Can you publish “We live in a police state” in public and not have it removed/censored and not end up in jail?

The answer to that question is: you can in the US, but you cannot do that in China. Again, this is not to say that my definition is right or wrong, but for you to suggest yours is the right one is begging the question.

Reply

3 dL August 4, 2012 at 3:22 am

Actually, Tim, I simply presented a list of criteria for a State to qualify as a police State. That’s not committing a “begging the question” fallacy because it is, as I stated, a definition. It is not an argument. An argument would be of the form:

Let PS=my definition of a police state above
NFS=”No Free Speech”, or “highly monitored and/or regulated speech”
FS=Free Speech

Argument:
“NFS is not a necessary condition for PS.”

Or, alternatively,
FS is not a sufficient condition for NOT PS.

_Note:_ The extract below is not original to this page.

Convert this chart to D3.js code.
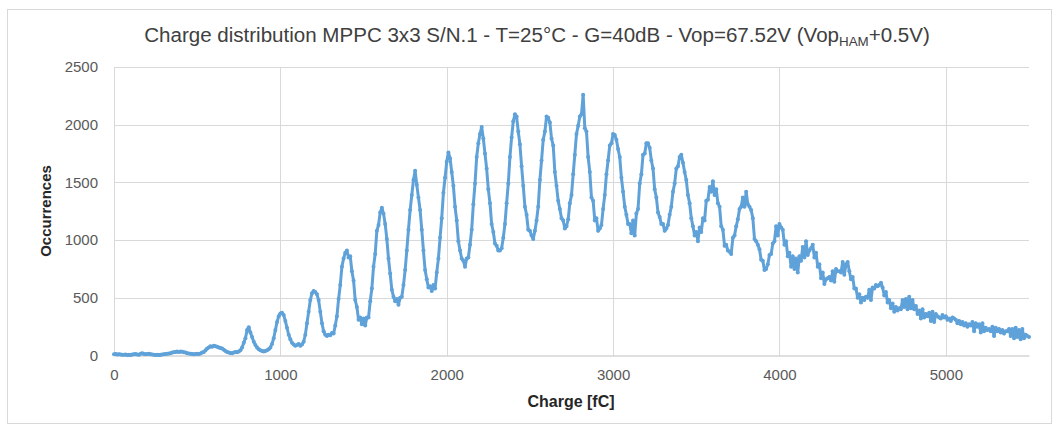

Nonetheless, I would still argue that while the United States will not censor “The US is a Police State,” anyone who makes that Statement publicly could subject themselves to the possibility of surveillance by the massive US Intelligence/Security apparatus. Particularly if one identifies with any group that is deemed to be a threat. If you are under surveillance, you are then subject to any type of arbitrary prosecution.

In the end, I would argue that “free trade” is the much greater threat to Police States than “free speech.” The State can possibly tolerate free speech. It cannot tolerate free trade.

Reply

4 Tim Swanson August 17, 2012 at 11:34 am

Thanks for the clarification.

I would like to point out that the blog you post at is… blocked in China, a real police state. Whereas all the servers and much of the development of Wordpress takes place in… the US.

You might enjoy some of the rejoinders I explain in a recent post on why Westerners are probably better off career-wise staying in the developed world. If you want to see real arbitrary and uncertainty in laws, come to China — there is a reason it is ranked very low on the Corruptions Perception Index and Ease of Doing Business. The US has many problems, few of which will be rolled back anytime soon, but nothing on the scale as a real police state across the Pacific.